# [DATASET EXCERPT]
____________________
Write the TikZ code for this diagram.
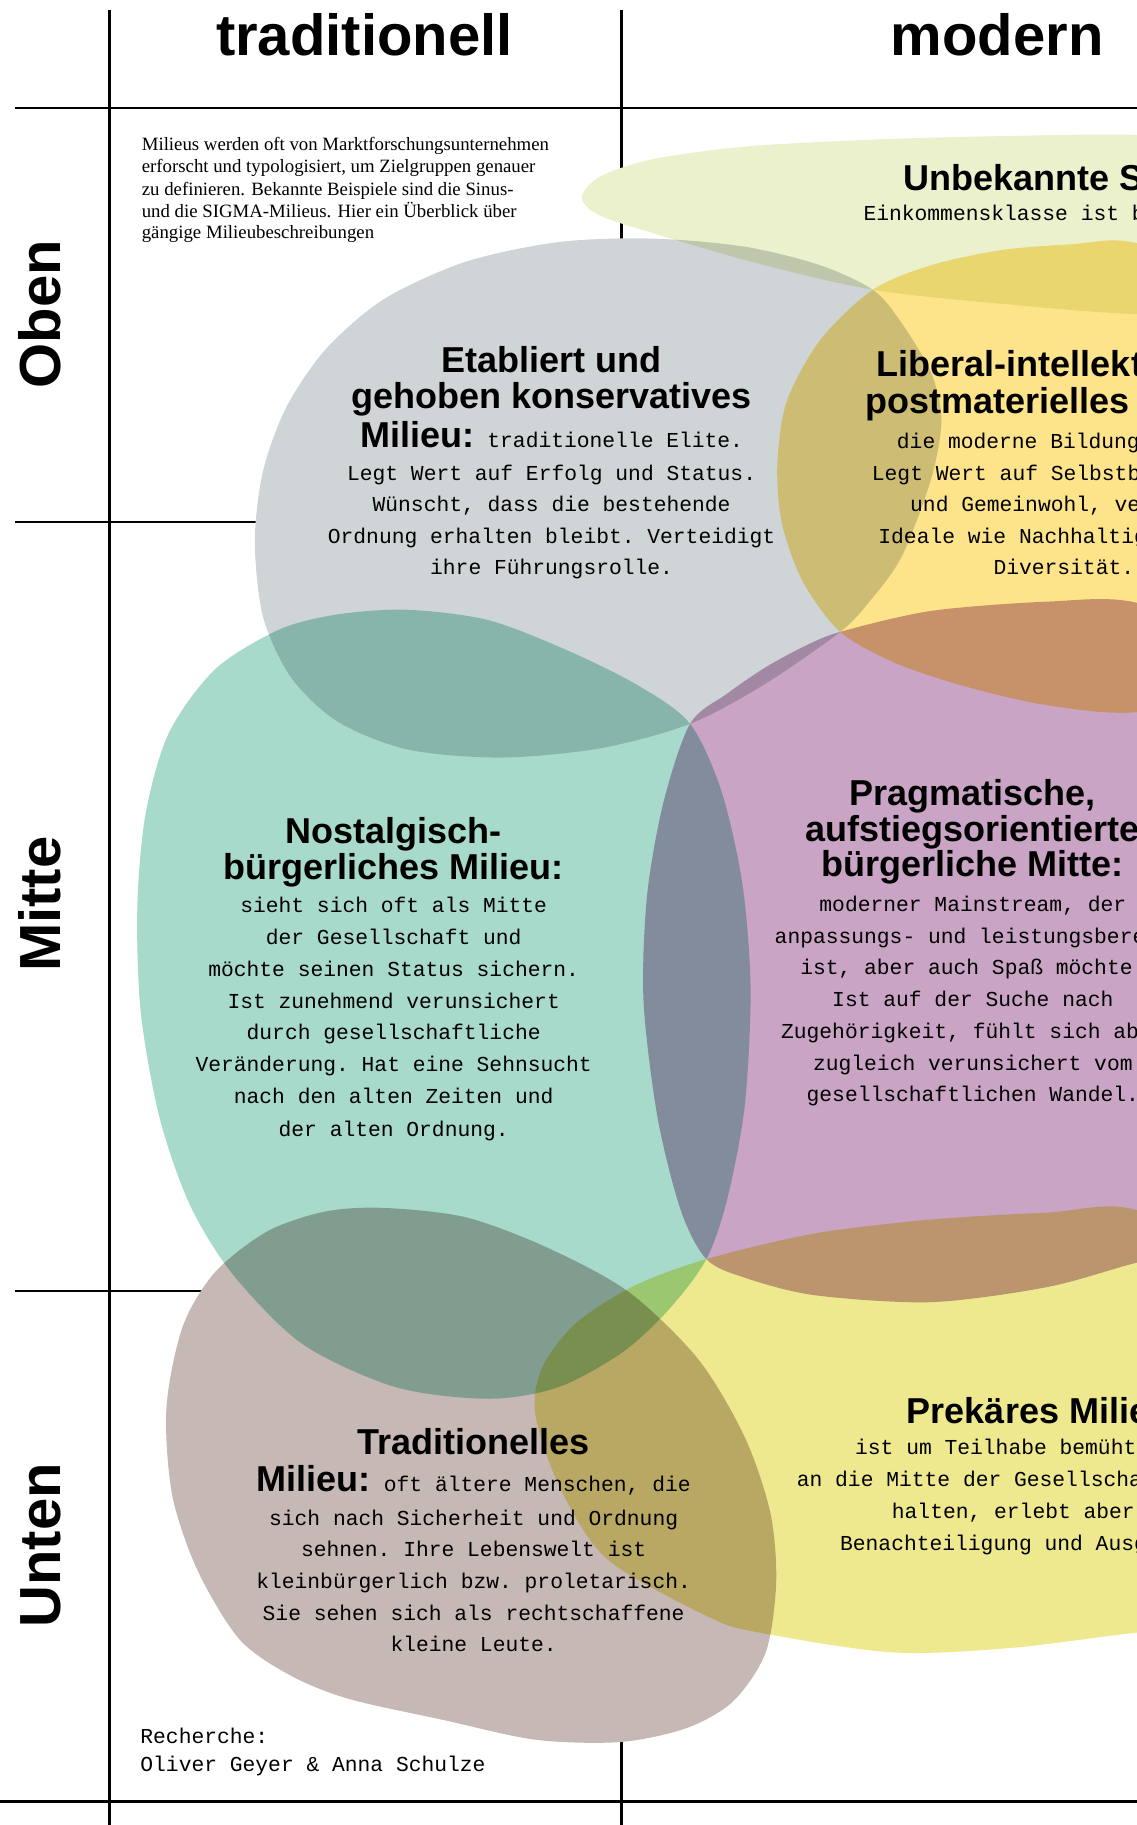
\documentclass[tikz,border=0pt]{standalone}
\usepackage{fontspec}
\setmainfont{Liberation Sans}
\setmonofont{Liberation Mono}
\newfontfamily\seriffont{Liberation Serif}
\newcommand\monotxt{\ttfamily\fontsize{21.3}{31.7}\selectfont}
\definecolor{cgray}{HTML}{CFD4D6}
\definecolor{cteal}{HTML}{A7DACB}
\definecolor{cpurple}{HTML}{C9A4C4}
\definecolor{clib}{HTML}{FDE48B}
\definecolor{cgreen}{HTML}{EBF0CD}
\definecolor{cprek}{HTML}{EEE98E}
\definecolor{cbrown}{HTML}{C6B8B4}
\begin{document}
\begin{tikzpicture}[x=1.1637pt,y=-1.1637pt,
  head/.style={font=\fontsize{58}{60}\selectfont\bfseries, anchor=base, inner sep=0pt},
  ttl/.style={font=\fontsize{36}{37}\selectfont\bfseries, anchor=base, inner sep=0pt},
  body/.style={font=\monotxt, anchor=base, inner sep=0pt},
  intro/.style={font=\seriffont\fontsize{18.8}{22.2}\selectfont, anchor=base west, inner sep=0pt},
  gridthick/.style={line width=2.5pt, black},
  gridthin/.style={line width=1.8pt, black}]
\useasboundingbox (0,0) rectangle (977.05,1568.3);
\clip (0,0) rectangle (977.05,1568.3);

% grid
\coordinate (v1t) at (94,8.6);    \coordinate (v1b) at (94,1570);
\coordinate (v2t) at (534,8.6);   \coordinate (v2b) at (534,1570);
\coordinate (h1l) at (12.5,92.8); \coordinate (h1r) at (980,92.8);
\coordinate (h2l) at (12.9,448.6); \coordinate (h2r) at (300,448.6);
\coordinate (h3l) at (12.9,1109.4); \coordinate (h3r) at (300,1109.4);
\coordinate (h4l) at (0,1548.3); \coordinate (h4r) at (980,1548.3);
\draw[gridthick] (v1t) -- (v1b);
\draw[gridthick] (v2t) -- (v2b);
\draw[gridthick] (h1l) -- (h1r);
\draw[gridthin] (h2l) -- (h2r);
\draw[gridthin] (h3l) -- (h3r);
\draw[gridthick] (h4l) -- (h4r);

% shapes
\path[save path=\pGreen] plot[smooth cycle] coordinates {(500,170) (515,152) (560,137) (640,126) (750,120) (860,117) (977,116) (1080,125) (1130,195) (1080,268) (977,270) (860,261) (750,249) (650,226) (560,200) (515,185)};
\path[save path=\pGray] plot[smooth cycle] coordinates {(560,205) (640,212) (705,228) (750,249) (773,275) (800,320) (809,361) (800,412) (775,478) (748,516) (722,543) (657,588) (593,622) (516,643) (430,651) (350,644) (290,620) (250,582) (226,530) (219,465) (226,405) (246,350) (280,300) (330,257) (400,225) (480,208)};
\path[save path=\pLib] plot[smooth cycle] coordinates {(750,249) (800,228) (860,215) (920,210) (977,209) (1080,250) (1130,420) (1080,590) (977,612) (900,606) (830,590) (770,570) (722,543) (690,500) (672,450) (668,400) (676,345) (705,292)};
\path[save path=\pTeal] plot[smooth cycle] coordinates {(350,524) (420,533) (490,560) (550,590) (593,622) (620,680) (638,760) (645,850) (640,950) (625,1030) (607,1082) (575,1125) (535,1162) (480,1192) (420,1202) (340,1192) (260,1155) (200,1095) (163,1035) (137,960) (121,870) (118,780) (125,700) (145,630) (185,575) (240,541) (290,528)};
\path[save path=\pPurple] plot[smooth cycle] coordinates {(593,622) (625,596) (657,574) (690,556) (722,543) (800,525) (900,517) (977,518) (1080,560) (1130,800) (1080,1060) (977,1085) (900,1106) (800,1119) (700,1113) (640,1098) (607,1082) (585,1040) (565,960) (553,860) (556,770) (570,690)};
\path[save path=\pBrown] plot[smooth cycle] coordinates {(330,1038) (400,1046) (470,1072) (540,1110) (600,1168) (640,1235) (662,1300) (667,1360) (658,1420) (630,1462) (590,1485) (533,1497) (460,1495) (381,1478) (300,1460) (250,1440) (206,1409) (170,1350) (148,1285) (143,1210) (157,1140) (185,1093) (230,1058) (280,1041)};
\path[save path=\pPrek] plot[smooth cycle] coordinates {(607,1082) (700,1060) (800,1048) (900,1042) (977,1040) (1080,1100) (1130,1260) (1080,1395) (977,1403) (870,1416) (767,1420) (653,1403) (610,1390) (522,1340) (481,1278) (460,1215) (466,1175) (495,1137) (545,1105)};

\fill[white, use path=\pGreen];
\fill[white, use path=\pGray];
\fill[white, use path=\pLib];
\fill[white, use path=\pTeal];
\fill[white, use path=\pPurple];
\fill[white, use path=\pBrown];
\fill[white, use path=\pPrek];
\begin{scope}[blend mode=multiply]
\fill[cgreen, use path=\pGreen];
\fill[cgray, use path=\pGray];
\fill[clib, use path=\pLib];
\fill[cteal, use path=\pTeal];
\fill[cpurple, use path=\pPurple];
\fill[cbrown, use path=\pBrown];
\fill[cprek, use path=\pPrek];
\end{scope}

% headers
\node[head] (htrad) at (313,47.3) {traditionell};
\node[head] (hmod) at (857,47.3) {modern};
\node[head, rotate=90] (roben) at (52.4,270) {Oben};
\node[head, rotate=90] (rmitte) at (52.4,777) {Mitte};
\node[head, rotate=90] (runten) at (52.4,1328) {Unten};

% intro
\node[intro] (i1) at (121.7,128.9) {Milieus werden oft von Marktforschungsunternehmen};
\node[intro] (i2) at (121.7,148.4) {erforscht und typologisiert, um Zielgruppen genauer};
\node[intro] (i3) at (121.7,167.6) {zu definieren. Bekannte Beispiele sind die Sinus-};
\node[intro] (i4) at (121.7,186.7) {und die SIGMA-Milieus. Hier ein Überblick über};
\node[intro] (i5) at (121.7,204.8) {gängige Milieubeschreibungen};

% Unbekannte
\node[ttl, anchor=base west] (u1) at (776.2,163.3) {Unbekannte Schicht:};
\node[body, anchor=base west] (u2) at (741.9,189.5) {Einkommensklasse ist bekannt};

% Etabliert
\node[ttl] (e1) at (474,320.3) {Etabliert und};
\node[ttl] (e2) at (474,350.9) {gehoben konservatives};
\node[ttl] (e3) at (474,384.3) {Milieu: {\monotxt\mdseries traditionelle Elite.}};
\node[body] (e4) at (474,412.5) {Legt Wert auf Erfolg und Status.};
\node[body] (e5) at (474,439.7) {Wünscht, dass die bestehende};
\node[body] (e6) at (474,466.9) {Ordnung erhalten bleibt. Verteidigt};
\node[body] (e7) at (474,494.1) {ihre Führungsrolle.};

% Liberal
\node[ttl, anchor=base west] (l1) at (753.4,323.7) {Liberal-intellektuelles};
\node[ttl, anchor=base west] (l2) at (743.3,355) {postmaterielles Milieu:};
\node[body, anchor=base west] (l3) at (770.6,385) {die moderne Bildungselite.};
\node[body, anchor=base west] (l4) at (749.1,412.5) {Legt Wert auf Selbstbestimmung};
\node[body, anchor=base west] (l5) at (782,439.7) {und Gemeinwohl, vertritt};
\node[body, anchor=base west] (l6) at (754.7,466.9) {Ideale wie Nachhaltigkeit und};
\node[body, anchor=base west] (l7) at (853.6,494.1) {Diversität.};

% Nostalgisch
\node[ttl] (n1) at (338.3,724.7) {Nostalgisch-};
\node[ttl] (n2) at (338.3,756.2) {bürgerliches Milieu:};
\node[body] (n3) at (338.3,784.3) {sieht sich oft als Mitte};
\node[body] (n4) at (338.3,812) {der Gesellschaft und};
\node[body] (n5) at (338.3,839.3) {möchte seinen Status sichern.};
\node[body] (n6) at (338.3,866.5) {Ist zunehmend verunsichert};
\node[body] (n7) at (338.3,893.7) {durch gesellschaftliche};
\node[body] (n8) at (338.3,920.9) {Veränderung. Hat eine Sehnsucht};
\node[body] (n9) at (338.3,948.7) {nach den alten Zeiten und};
\node[body] (n10) at (338.3,976.2) {der alten Ordnung.};

% Pragmatische
\node[ttl] (p1) at (836,691.8) {Pragmatische,};
\node[ttl] (p2) at (836,722.7) {aufstiegsorientierte};
\node[ttl] (p3) at (836,753.6) {bürgerliche Mitte:};
\node[body] (p4) at (836,783.4) {moderner Mainstream, der};
\node[body] (p5) at (836,810.6) {anpassungs- und leistungsbereit};
\node[body] (p6) at (836,837.8) {ist, aber auch Spaß möchte.};
\node[body] (p7) at (836,865) {Ist auf der Suche nach};
\node[body] (p8) at (836,892.3) {Zugehörigkeit, fühlt sich aber};
\node[body] (p9) at (836,919.5) {zugleich verunsichert vom};
\node[body] (p10) at (836,946.7) {gesellschaftlichen Wandel.};

% Traditionelles
\node[ttl] (t1) at (407,1250.3) {Traditionelles};
\node[ttl] (t2) at (407,1281.8) {Milieu: {\monotxt\mdseries oft ältere Menschen, die}};
\node[body] (t3) at (407,1310.5) {sich nach Sicherheit und Ordnung};
\node[body] (t4) at (407,1337.7) {sehnen. Ihre Lebenswelt ist};
\node[body] (t5) at (407,1364.9) {kleinbürgerlich bzw. proletarisch.};
\node[body] (t6) at (407,1392.7) {Sie sehen sich als rechtschaffene};
\node[body] (t7) at (407,1419.3) {kleine Leute.};

% Prekär
\node[ttl, anchor=base west] (k1) at (779.2,1223.1) {Prekäres Milieu:};
\node[body, anchor=base west] (k2) at (734.7,1250.3) {ist um Teilhabe bemüht};
\node[body, anchor=base west] (k3) at (684.6,1277.5) {an die Mitte der Gesellschaft};
\node[body, anchor=base west] (k4) at (766.3,1304.7) {halten, erlebt aber};
\node[body, anchor=base west] (k5) at (721.8,1332) {Benachteiligung und Ausgrenzung.};

% Recherche
\node[body, anchor=base west] (r1) at (120.5,1498.6) {Recherche:};
\node[body, anchor=base west] (r2) at (120.5,1522.4) {Oliver Geyer \& Anna Schulze};
\end{tikzpicture}
\end{document}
____________________
# [WHAT THIS TASK INVOLVES]
Each line from the top of the material through the line containing "(h4l) -- (h4r);" should be reproduced exactly; please drop any images.

# [ANSWER IN FULL]
Write the TikZ code for this diagram.
\documentclass[tikz,border=0pt]{standalone}
\usepackage{fontspec}
\setmainfont{Liberation Sans}
\setmonofont{Liberation Mono}
\newfontfamily\seriffont{Liberation Serif}
\newcommand\monotxt{\ttfamily\fontsize{21.3}{31.7}\selectfont}
\definecolor{cgray}{HTML}{CFD4D6}
\definecolor{cteal}{HTML}{A7DACB}
\definecolor{cpurple}{HTML}{C9A4C4}
\definecolor{clib}{HTML}{FDE48B}
\definecolor{cgreen}{HTML}{EBF0CD}
\definecolor{cprek}{HTML}{EEE98E}
\definecolor{cbrown}{HTML}{C6B8B4}
\begin{document}
\begin{tikzpicture}[x=1.1637pt,y=-1.1637pt,
  head/.style={font=\fontsize{58}{60}\selectfont\bfseries, anchor=base, inner sep=0pt},
  ttl/.style={font=\fontsize{36}{37}\selectfont\bfseries, anchor=base, inner sep=0pt},
  body/.style={font=\monotxt, anchor=base, inner sep=0pt},
  intro/.style={font=\seriffont\fontsize{18.8}{22.2}\selectfont, anchor=base west, inner sep=0pt},
  gridthick/.style={line width=2.5pt, black},
  gridthin/.style={line width=1.8pt, black}]
\useasboundingbox (0,0) rectangle (977.05,1568.3);
\clip (0,0) rectangle (977.05,1568.3);

% grid
\coordinate (v1t) at (94,8.6);    \coordinate (v1b) at (94,1570);
\coordinate (v2t) at (534,8.6);   \coordinate (v2b) at (534,1570);
\coordinate (h1l) at (12.5,92.8); \coordinate (h1r) at (980,92.8);
\coordinate (h2l) at (12.9,448.6); \coordinate (h2r) at (300,448.6);
\coordinate (h3l) at (12.9,1109.4); \coordinate (h3r) at (300,1109.4);
\coordinate (h4l) at (0,1548.3); \coordinate (h4r) at (980,1548.3);
\draw[gridthick] (v1t) -- (v1b);
\draw[gridthick] (v2t) -- (v2b);
\draw[gridthick] (h1l) -- (h1r);
\draw[gridthin] (h2l) -- (h2r);
\draw[gridthin] (h3l) -- (h3r);
\draw[gridthick] (h4l) -- (h4r);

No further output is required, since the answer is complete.